Baxi observes in his inimitable style that the doctrine of state “immunity” is a close cousin of impunity, and this book illustrates how languages of immunity become a grammar for impunity, cancelling the achievements of Independence and the making of the Indian Constitution.

Baxi makes a persuasive case for India’s ratification of the ICC treaty. Called the Rome Statute, it was adopted at a diplomatic conference in Rome on July 17, 1998, by a majority vote of 120 countries voting in favour. India was among the 21 countries which abstained from voting, thus dissociating itself from the emerging consensus on the need for an international justice mechanism.

Objection to ICC

India’s conscientious objection to the ICC treaty is based on the ground of sovereign equality of all states within international law. However, India’s justification did not carry much weight with many states of the global South, which ratified the Rome treaty. Baxi argues that now that India is seeking an expansion of the permanent membership of the U.N. Security Council, its initial principled objection loses ethical cogency. The book, according to him, is a timely and poignant reminder why the Indian state ought to revisit its earlier shameful stance of not wanting to join the ICC.

In her essay, Vahida Nainar explains how impunity is written into the laws in India that require prior state sanction for prosecuting state officials. Thus, when the CBI investigates situations of mass crimes, they proceed against persons who were directly involved in the crime and not against the leaders and those in high positions of power who may have conspired, directed or presided over the crimes.

Core crimes

War crimes, genocide and crimes against humanity are three core crimes/ jus cogens (a fundamental principle of international law accepted as a norm from which no derogation is permitted) and prohibitions under the jurisdiction of the ICC Statute. The requirement of establishing special genocidal intention and targeting of irreplaceable groups makes genocide different from crimes against humanity.

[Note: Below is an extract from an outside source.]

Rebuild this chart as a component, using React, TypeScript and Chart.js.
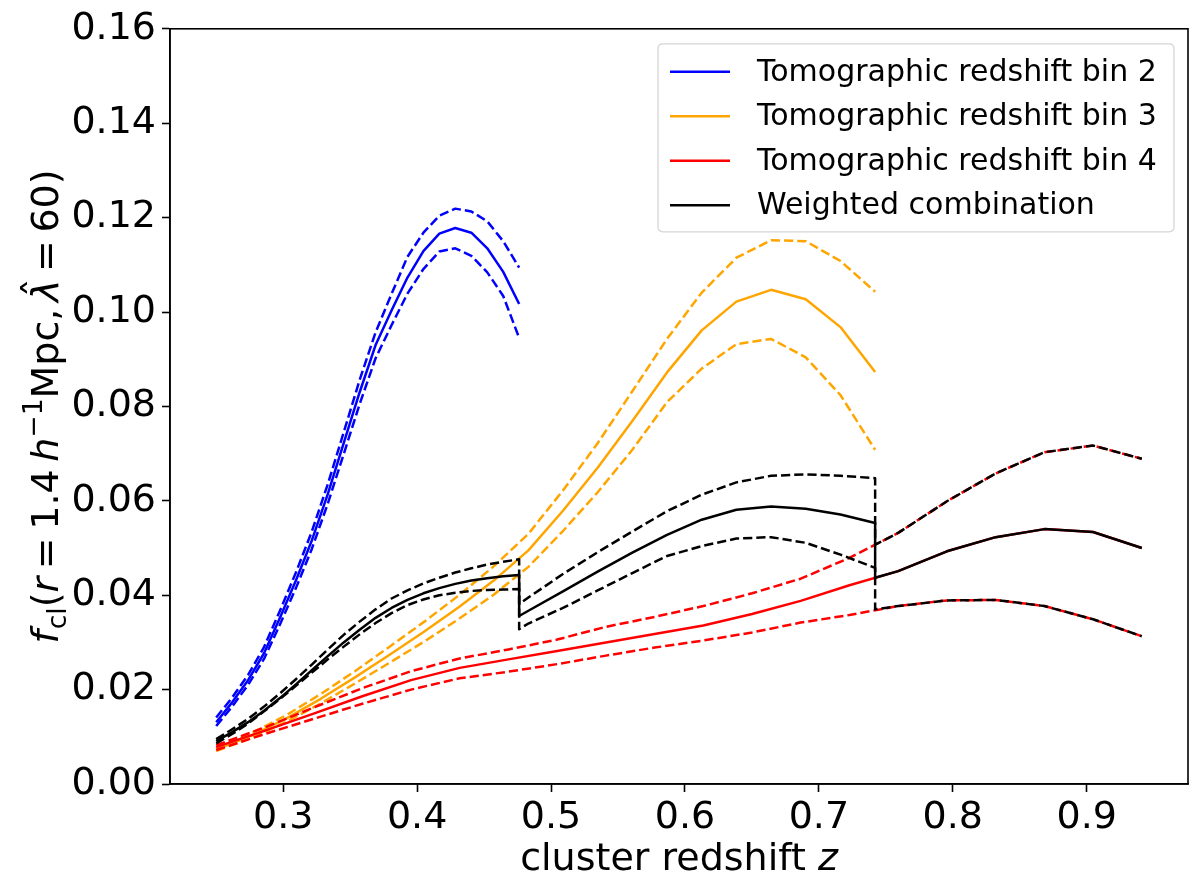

Crimes against humanity require that the criminal acts are part of a widespread or systematic attack to further a plan or a policy. Elements of crimes against humanity could be applied to almost all situations of mass crimes, including acts of terrorism, argues one of the contributors to the volume.

Siddharth Narrain, working with the Alternative Law Forum, exposes the homophobia of a number of countries that want to keep explicit referral of sexual identity and orientation out of international instruments, in defiance of the spirit of international human rights standards that prohibit discrimination on any basis. He feels that the ICC Statute has the potential to deal with persecution specific to sexual minorities, who are more vulnerable to physical violence because they are very visible.

Saumya Uma, in her essay, describes the insensitivity of the Indian legal system to women in its refusal to take into account the reality that women often do not volunteer information of sexual abuse for various sociocultural reasons. Her study of the crimes committed during the Anti-Veerappan (sandalwood smuggler, who was killed in an encounter) operations amply bears this out. A review of the legislation prohibiting atrocities against Dalits is the subject of another essay.

Other essays in this volume deal with enforced disappearances, life sentence as alternative to death penalty, and victims’ rights. In his essay, Bikram Jeet Batra laments that the discussion on punishment and sentencing in India remains hostage to emotional public opinion and the concerns of domestic politics. To Batra, whole-life sentence without the possibility of release is as regressive as the death penalty, and the judiciary’s support to whole-life sentence as an alternative to the death sentence is inconsistent with the ICC’s exclusion of both.

Both the books are timely reminders to strengthen our legal system so as to eschew impunity provisions that come in the way of ensuring justice to victims of custodial torture and mass crimes.